Ça fait un an et demi (OK, peut-être deux ans…) que je suis à élaborer la stratégie de la fondation en matière de santé mentale chez les enfants et les jeunes. Cet élément du cycle de panarchie est affectueusement qualifié à l’interne de promenade dans les bois – le temps passé à saisir le domaine et les acteurs, les difficultés et possibilités majeures, et les modes d’intervention philanthropique susceptibles d’exercer l’impact le plus important. Cette phase d’exploration est « une période importante pour réfléchir aux dynamiques que vous pressentez afin de pouvoir énoncer l’environnement et les enjeux de manière adéquate » avant de plonger dans l’action.
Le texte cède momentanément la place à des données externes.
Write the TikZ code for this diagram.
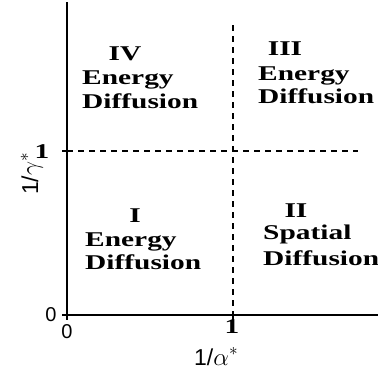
\documentclass[tikz,border=0pt]{standalone}
\usepackage{fontspec}
\newfontfamily\lblfont{Liberation Serif}[FakeStretch=1.4]
\newfontfamily\axfont{Liberation Sans}
\begin{document}
\begin{tikzpicture}[x=1pt,y=-1pt,
  lbl/.style={font=\lblfont\bfseries\fontsize{21}{24}\selectfont, inner sep=0pt, anchor=base west},
  lblc/.style={lbl, anchor=base},
  ax/.style={font=\axfont\fontsize{20}{22}\selectfont, inner sep=0pt},
  axl/.style={font=\axfont\fontsize{23}{26}\selectfont, inner sep=0pt, anchor=base west},
  axis/.style={line width=1.3pt},
  dashline/.style={line width=1.1pt, dash pattern=on 6pt off 5pt},
  tick/.style={line width=1.1pt}]
\useasboundingbox (0,0) rectangle (378,372);
% axes
\coordinate (O) at (67,315);
\coordinate (ytop) at (67,2);
\coordinate (xend) at (378,315);
\coordinate (y1) at (67,151);
\coordinate (y1end) at (358,151);
\coordinate (x1) at (233,315);
\coordinate (x1top) at (233,25);
\draw[axis] (ytop) -- (O) -- (xend);
\draw[dashline] (y1) -- (y1end);
\draw[dashline] (x1top) -- (x1);
\draw[tick] (O) -- ++(-5,0);
\draw[tick] (O) -- ++(0,5);
\draw[tick] (y1) -- ++(-5,0);
\draw[tick] (x1) -- ++(0,5);
% tick labels
\node[ax] (z1) at (51,315) {0};
\node[ax] (z2) at (67,332) {0};
\node[lbl, anchor=center] (one1) at (42,152) {1};
\node[lbl, anchor=center] (one2) at (232,327) {1};
\node[axl] (xl) at (194,365) {1/$\alpha^{\ast}$};
\node[axl, rotate=90] (yl) at (38,195) {1/$\gamma^{\ast}$};
% quadrant IV
\node[lblc] (q4a) at (125,60) {IV};
\node[lbl] (q4b) at (82,84) {Energy};
\node[lbl] (q4c) at (82,108) {Diffusion};
% quadrant III
\node[lblc] (q3a) at (285,55) {III};
\node[lbl] (q3b) at (258,80) {Energy};
\node[lbl] (q3c) at (258,103) {Diffusion};
% quadrant I
\node[lblc] (q1a) at (135,222) {I};
\node[lbl] (q1b) at (85,246) {Energy};
\node[lbl] (q1c) at (85,269) {Diffusion};
% quadrant II
\node[lblc] (q2a) at (296,217) {II};
\node[lbl] (q2b) at (263,239) {Spatial};
\node[lbl] (q2c) at (263,265) {Diffusion};
\end{tikzpicture}
\end{document}
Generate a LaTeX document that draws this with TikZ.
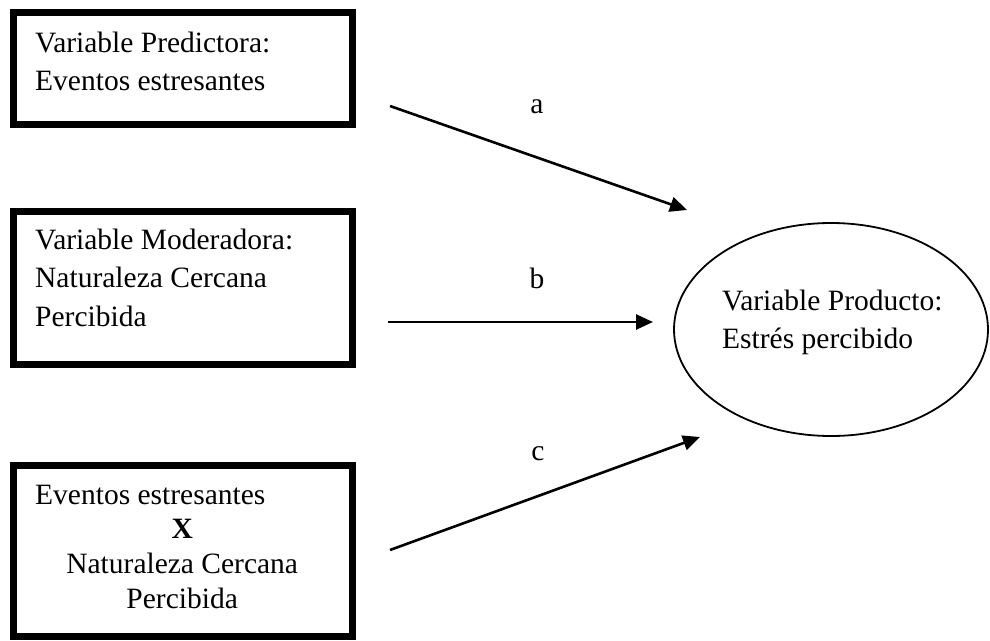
\documentclass[tikz,border=0pt]{standalone}
\usepackage{fontspec}
\setmainfont{Liberation Serif}
\usetikzlibrary{arrows.meta,shapes.geometric}
\tikzset{
  varbox/.style={draw=black, line width=7pt, rectangle, inner sep=0pt, minimum width=339pt},
  outcome/.style={draw=black, line width=1.8pt, ellipse, inner sep=0pt,
    minimum width=314pt, minimum height=213pt},
  boxtext/.style={font=\fontsize{29.5}{38.5}\selectfont, inner sep=0pt,
    anchor=base west, text width=300pt, align=flush left},
  pathlabel/.style={font=\fontsize{29.5}{35}\selectfont, inner sep=0pt, anchor=base},
  link/.style={line width=2.6pt, -{Triangle[length=17pt,width=15pt]}}
}
\begin{document}
\begin{tikzpicture}[x=1pt,y=-1pt]
  % page area
  \path[fill=white, use as bounding box] (0,0) rectangle (990,640);

  % predictor, moderator and interaction boxes
  \node[varbox, minimum height=112pt] (pred) at (183,68.5) {};
  \node[boxtext] (predtext) at (35,52) {Variable Predictora:\\Eventos estresantes};

  \node[varbox, minimum height=153pt] (mod) at (183,288) {};
  \node[boxtext] (modtext) at (35,249) {Variable Moderadora:\\Naturaleza Cercana\\Percibida};

  \node[varbox, minimum height=171pt] (inter) at (183,551) {};
  \node[boxtext, text width=294pt, align=flush center,
        font=\fontsize{29.5}{34.7}\selectfont] (intertext) at (35,504)
    {\makebox[\linewidth][l]{Eventos estresantes}\\\textbf{X}\\Naturaleza Cercana\\Percibida};

  % outcome
  \node[outcome] (out) at (831,329.5) {};
  \node[boxtext] (outtext) at (722,310) {Variable Producto:\\Estrés percibido};

  % path ends
  \coordinate (aS) at (390,106);
  \coordinate (aE) at (687,210);
  \coordinate (bS) at (388,322);
  \coordinate (bE) at (653,322);
  \coordinate (cS) at (390,550);
  \coordinate (cE) at (700,437);

  \draw[link] (aS) -- (aE);
  \draw[link] (bS) -- (bE);
  \draw[link] (cS) -- (cE);

  % path labels
  \node[pathlabel] (la) at (537,113) {a};
  \node[pathlabel] (lb) at (537,288) {b};
  \node[pathlabel] (lc) at (538,460) {c};
\end{tikzpicture}
\end{document}
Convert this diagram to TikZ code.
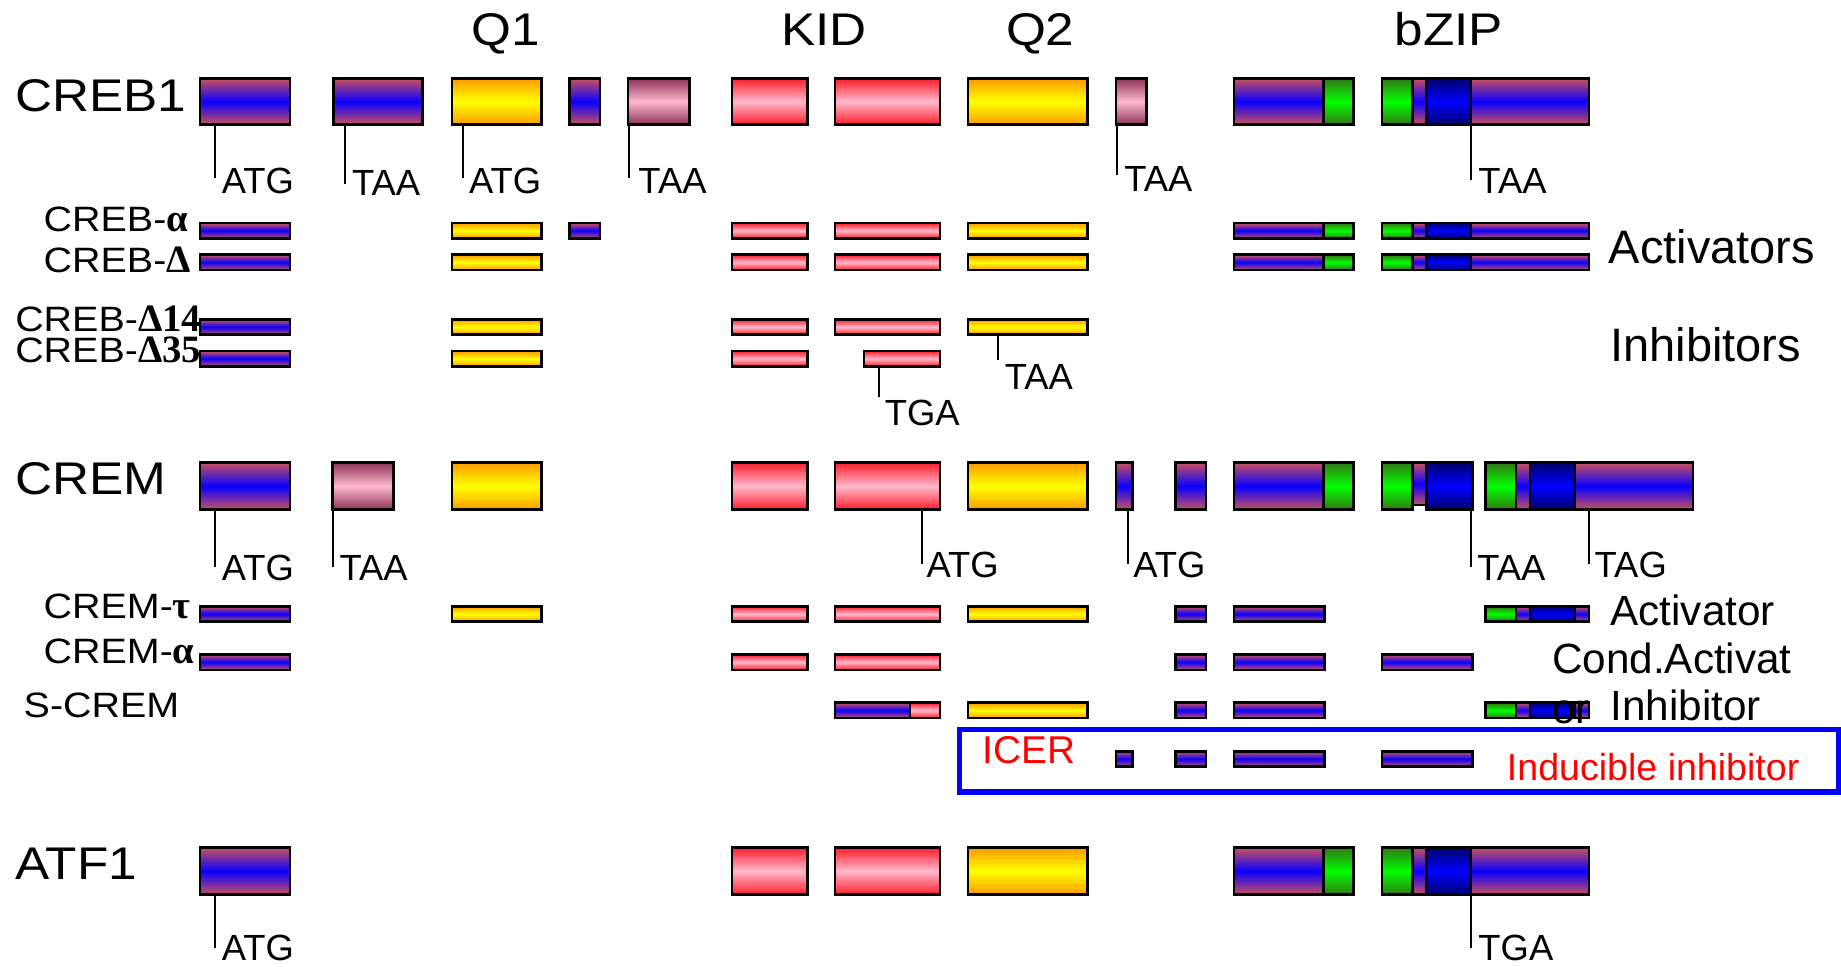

Pour moi, cette étape du travail fut à la fois une source d’inspiration et… disons, de malaise. Je m’explique.
J’ai amorcé la promenade sans idées préconçues quant à la destination – un état d’esprit qui s’est traduit par un tas de questions ouvertes et un vaste éventail d’enjeux à considérer. J’ai parlé à plusieurs personnes passionnées ayant consacré leur vie à améliorer la santé mentale et le bien-être des jeunes. Ensemble, ils m’ont dressé un portrait complexe du système actuel. Tout ce temps consacré à la recherche et à la consultation fut extrêmement utile au processus – ça m’a permis de considérer le système à partir d’un ensemble de points de vue différents.
Mais j’avoue que ce fut aussi quelque peu angoissant. Pour une personne axée comme moi sur les résultats (parions que plusieurs vont se reconnaître ici!), il n’a pas été facile de consacrer tant de temps au processus. J’ai eu longtemps l’impression qu’il n’y aurait jamais de lumière au bout du tunnel. Plus j’apprenais, plus je mesurais mon ignorance – une angoisse qui me forçait à approfondir davantage en même temps qu’à élargir ma réflexion. Ce ne fut pas non plus un processus linéaire : dès que j’avais l’impression d’arriver à un champ d’action possible, quelque chose (une conversation, une lecture, une expérience) m’incitait à adopter une autre optique… et j’étais une fois de plus ramenée à la case zéro.
Juillet 2014 a marqué un tournant. Nous avions commencé à cibler les écoles comme cadre où améliorer le bien-être des jeunes. À la suite d’une rencontre nationale tenue le mois précédent, nous avons commencé à explorer la façon dont un lab d’innovation sociale pourrait servir de plateforme à notre travail dans le domaine. « Hourra! On avance! » me suis-je dit. Mais si je voyais approcher un peu plus l’orée du bois, ce stade du travail m’a aussi ouverte à un tout nouvel ensemble de vulnérabilités.
Plutôt que de choisir le repli – rester sagement au bureau, formuler un cadre propret –, nous avons délibérément opté pour une consultation publique à ce stade de la conception. Si nous voulions une plateforme de lab efficace, il fallait l’éclairage des participants éventuels : éducateurs, élèves, administrateurs scolaires, décideurs, experts en santé mentale et autres intervenants. Cela impliquait de présenter aux gens des idées encore incomplètes, même pour nous. J’ai donc essayé tant bien que mal d’expliquer clairement la forme que pourrait prendre un lab, ou même de répondre à des questions de base sur la structure, l’ampleur du projet et le budget. Nous imaginions au fur et à mesure. Même si chaque atome de consultation éclairait notre réflexion, c’était aussi l’étalage public de notre incertitude.
Au bout du compte, tout ce processus en a vraiment valu la peine. J’ai appris que pour s’ouvrir vraiment au point de vue de l’autre, il ne faut pas que le sien soit tout à fait arrêté. J’ai appris ce que cela veut dire en pratique d’écouter vraiment les gens et je me suis donné le droit de remettre en question mes propres réflexions, même si ça impliquait de reculer de quelques pas. Nous sommes emballés d’être là où nous en sommes, et impatients de vous donner plus de détails dans les semaines et les mois à venir. D’ici là, qu’en pensez-vous? Avez-vous déjà eu l’impression de vous perdre dans un processus? Quelles sont vos réflexions sur la tension qui oppose transparence et vulnérabilité?